-- START OF DATASET ENTRIES --

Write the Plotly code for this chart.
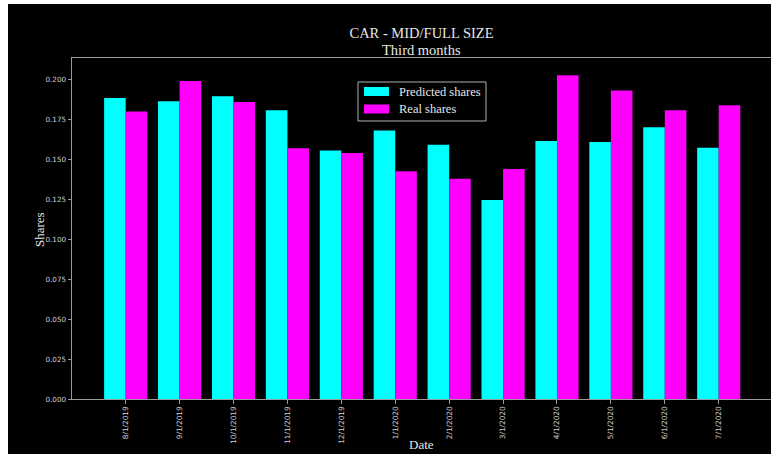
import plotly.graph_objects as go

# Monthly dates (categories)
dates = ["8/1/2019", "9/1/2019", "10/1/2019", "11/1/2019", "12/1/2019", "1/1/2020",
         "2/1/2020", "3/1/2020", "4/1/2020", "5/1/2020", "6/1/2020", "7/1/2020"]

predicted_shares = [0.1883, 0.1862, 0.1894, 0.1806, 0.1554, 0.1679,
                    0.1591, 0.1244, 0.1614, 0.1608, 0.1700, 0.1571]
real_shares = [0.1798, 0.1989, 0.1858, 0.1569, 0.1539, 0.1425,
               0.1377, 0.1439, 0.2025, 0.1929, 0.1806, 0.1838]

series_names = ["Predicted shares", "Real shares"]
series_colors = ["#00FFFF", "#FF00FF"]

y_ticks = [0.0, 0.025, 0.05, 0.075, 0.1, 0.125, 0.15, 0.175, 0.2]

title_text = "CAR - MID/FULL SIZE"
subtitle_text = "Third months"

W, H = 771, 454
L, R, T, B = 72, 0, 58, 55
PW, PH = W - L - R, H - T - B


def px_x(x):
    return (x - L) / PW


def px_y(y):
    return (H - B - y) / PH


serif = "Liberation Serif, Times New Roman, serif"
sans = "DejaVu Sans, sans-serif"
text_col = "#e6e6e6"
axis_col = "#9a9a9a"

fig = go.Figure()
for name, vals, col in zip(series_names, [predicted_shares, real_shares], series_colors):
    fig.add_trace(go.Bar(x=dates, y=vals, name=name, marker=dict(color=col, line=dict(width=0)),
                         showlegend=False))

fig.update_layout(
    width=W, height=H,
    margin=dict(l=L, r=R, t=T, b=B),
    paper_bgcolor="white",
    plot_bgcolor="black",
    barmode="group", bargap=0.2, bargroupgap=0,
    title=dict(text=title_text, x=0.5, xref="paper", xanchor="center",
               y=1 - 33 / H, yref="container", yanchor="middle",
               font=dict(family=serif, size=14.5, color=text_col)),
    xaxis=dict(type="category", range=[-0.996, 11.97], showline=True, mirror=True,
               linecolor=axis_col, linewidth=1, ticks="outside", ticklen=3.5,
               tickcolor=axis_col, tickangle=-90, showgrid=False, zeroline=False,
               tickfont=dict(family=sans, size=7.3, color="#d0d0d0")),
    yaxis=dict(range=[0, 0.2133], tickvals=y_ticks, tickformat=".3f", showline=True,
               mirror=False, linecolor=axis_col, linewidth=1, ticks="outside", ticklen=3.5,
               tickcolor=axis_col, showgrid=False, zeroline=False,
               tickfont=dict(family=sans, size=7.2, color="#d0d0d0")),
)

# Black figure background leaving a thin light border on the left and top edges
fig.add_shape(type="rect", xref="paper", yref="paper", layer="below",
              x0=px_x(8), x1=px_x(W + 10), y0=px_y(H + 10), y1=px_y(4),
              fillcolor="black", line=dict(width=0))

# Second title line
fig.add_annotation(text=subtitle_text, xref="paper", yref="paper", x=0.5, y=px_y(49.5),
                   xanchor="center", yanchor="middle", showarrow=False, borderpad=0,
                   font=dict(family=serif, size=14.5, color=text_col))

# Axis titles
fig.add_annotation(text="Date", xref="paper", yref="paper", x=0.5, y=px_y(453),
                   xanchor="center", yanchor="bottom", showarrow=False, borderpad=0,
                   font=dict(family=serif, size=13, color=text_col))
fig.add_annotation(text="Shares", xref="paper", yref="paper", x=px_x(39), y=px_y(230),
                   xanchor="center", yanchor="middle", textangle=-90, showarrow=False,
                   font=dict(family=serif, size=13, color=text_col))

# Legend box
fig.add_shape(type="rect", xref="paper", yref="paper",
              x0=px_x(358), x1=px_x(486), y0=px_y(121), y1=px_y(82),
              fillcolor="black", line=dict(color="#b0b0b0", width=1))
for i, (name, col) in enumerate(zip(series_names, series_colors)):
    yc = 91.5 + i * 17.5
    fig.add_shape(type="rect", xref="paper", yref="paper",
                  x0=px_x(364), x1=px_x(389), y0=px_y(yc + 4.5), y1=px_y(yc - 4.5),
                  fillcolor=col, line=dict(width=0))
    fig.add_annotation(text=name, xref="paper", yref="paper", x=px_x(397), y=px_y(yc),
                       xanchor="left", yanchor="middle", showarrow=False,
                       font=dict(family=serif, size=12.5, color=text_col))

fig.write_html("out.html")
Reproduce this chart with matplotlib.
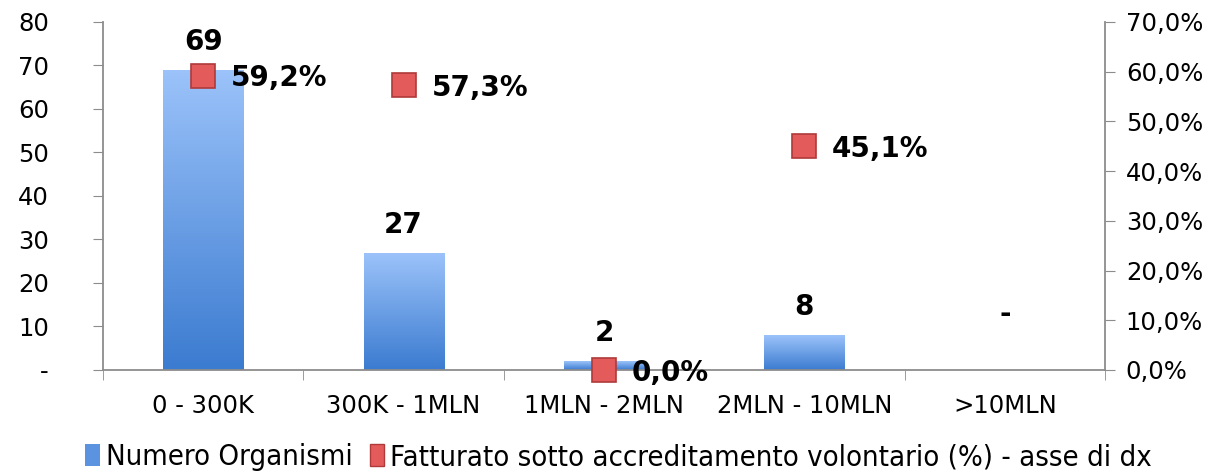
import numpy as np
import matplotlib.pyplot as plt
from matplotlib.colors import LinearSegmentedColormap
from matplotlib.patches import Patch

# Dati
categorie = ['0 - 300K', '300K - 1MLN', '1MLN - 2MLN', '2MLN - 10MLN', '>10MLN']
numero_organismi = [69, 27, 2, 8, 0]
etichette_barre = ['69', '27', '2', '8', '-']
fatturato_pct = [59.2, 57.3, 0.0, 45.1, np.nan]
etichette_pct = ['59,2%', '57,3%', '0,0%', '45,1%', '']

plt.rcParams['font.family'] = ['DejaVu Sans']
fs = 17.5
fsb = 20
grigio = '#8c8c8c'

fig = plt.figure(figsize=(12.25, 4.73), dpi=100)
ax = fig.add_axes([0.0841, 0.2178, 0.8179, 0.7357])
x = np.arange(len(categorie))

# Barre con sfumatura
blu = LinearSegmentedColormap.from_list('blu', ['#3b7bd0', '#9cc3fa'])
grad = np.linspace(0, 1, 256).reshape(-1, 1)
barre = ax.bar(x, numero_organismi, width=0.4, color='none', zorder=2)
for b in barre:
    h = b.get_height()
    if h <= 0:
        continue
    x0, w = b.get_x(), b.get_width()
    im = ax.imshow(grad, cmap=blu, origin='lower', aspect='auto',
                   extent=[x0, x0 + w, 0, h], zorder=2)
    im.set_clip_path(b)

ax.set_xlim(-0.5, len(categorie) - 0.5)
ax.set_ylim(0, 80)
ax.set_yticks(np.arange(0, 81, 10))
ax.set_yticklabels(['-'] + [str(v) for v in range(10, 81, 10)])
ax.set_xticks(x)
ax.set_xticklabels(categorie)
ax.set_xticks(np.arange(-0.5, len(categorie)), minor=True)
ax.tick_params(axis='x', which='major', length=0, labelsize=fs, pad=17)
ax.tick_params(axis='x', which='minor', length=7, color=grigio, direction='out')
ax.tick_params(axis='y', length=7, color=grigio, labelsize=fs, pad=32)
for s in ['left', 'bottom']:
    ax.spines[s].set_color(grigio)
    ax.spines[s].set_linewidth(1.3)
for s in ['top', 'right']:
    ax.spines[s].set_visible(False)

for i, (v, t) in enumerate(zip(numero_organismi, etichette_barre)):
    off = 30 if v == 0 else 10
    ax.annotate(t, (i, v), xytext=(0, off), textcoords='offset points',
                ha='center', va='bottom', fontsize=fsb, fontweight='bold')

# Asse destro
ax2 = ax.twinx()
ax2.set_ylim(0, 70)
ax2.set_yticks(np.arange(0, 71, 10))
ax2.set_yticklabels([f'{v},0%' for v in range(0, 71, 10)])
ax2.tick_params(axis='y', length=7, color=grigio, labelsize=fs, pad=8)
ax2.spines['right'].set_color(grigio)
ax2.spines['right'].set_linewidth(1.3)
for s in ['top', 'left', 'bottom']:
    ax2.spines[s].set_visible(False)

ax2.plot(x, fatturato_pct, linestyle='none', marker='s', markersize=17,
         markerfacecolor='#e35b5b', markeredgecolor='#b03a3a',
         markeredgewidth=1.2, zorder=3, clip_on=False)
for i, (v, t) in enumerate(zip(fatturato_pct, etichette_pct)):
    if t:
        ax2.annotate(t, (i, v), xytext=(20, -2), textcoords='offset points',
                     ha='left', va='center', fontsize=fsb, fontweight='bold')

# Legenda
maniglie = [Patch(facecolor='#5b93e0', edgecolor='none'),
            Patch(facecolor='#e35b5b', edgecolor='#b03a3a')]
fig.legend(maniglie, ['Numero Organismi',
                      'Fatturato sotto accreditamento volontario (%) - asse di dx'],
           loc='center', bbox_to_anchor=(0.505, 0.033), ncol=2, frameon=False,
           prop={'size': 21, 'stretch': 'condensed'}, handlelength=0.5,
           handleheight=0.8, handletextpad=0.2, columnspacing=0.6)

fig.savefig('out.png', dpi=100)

-- END OF DATASET ENTRIES --

**DIRECTIONS**
Copy exactly, and copy only, the lines from the one with "Reproduce this chart with matplotlib." to the one with "im.set_clip_path(b)", ends included. Pictures are not part of the copy.

**EXERCISE ANSWER**
Reproduce this chart with matplotlib.
import numpy as np
import matplotlib.pyplot as plt
from matplotlib.colors import LinearSegmentedColormap
from matplotlib.patches import Patch

# Dati
categorie = ['0 - 300K', '300K - 1MLN', '1MLN - 2MLN', '2MLN - 10MLN', '>10MLN']
numero_organismi = [69, 27, 2, 8, 0]
etichette_barre = ['69', '27', '2', '8', '-']
fatturato_pct = [59.2, 57.3, 0.0, 45.1, np.nan]
etichette_pct = ['59,2%', '57,3%', '0,0%', '45,1%', '']

plt.rcParams['font.family'] = ['DejaVu Sans']
fs = 17.5
fsb = 20
grigio = '#8c8c8c'

fig = plt.figure(figsize=(12.25, 4.73), dpi=100)
ax = fig.add_axes([0.0841, 0.2178, 0.8179, 0.7357])
x = np.arange(len(categorie))

# Barre con sfumatura
blu = LinearSegmentedColormap.from_list('blu', ['#3b7bd0', '#9cc3fa'])
grad = np.linspace(0, 1, 256).reshape(-1, 1)
barre = ax.bar(x, numero_organismi, width=0.4, color='none', zorder=2)
for b in barre:
    h = b.get_height()
    if h <= 0:
        continue
    x0, w = b.get_x(), b.get_width()
    im = ax.imshow(grad, cmap=blu, origin='lower', aspect='auto',
                   extent=[x0, x0 + w, 0, h], zorder=2)
    im.set_clip_path(b)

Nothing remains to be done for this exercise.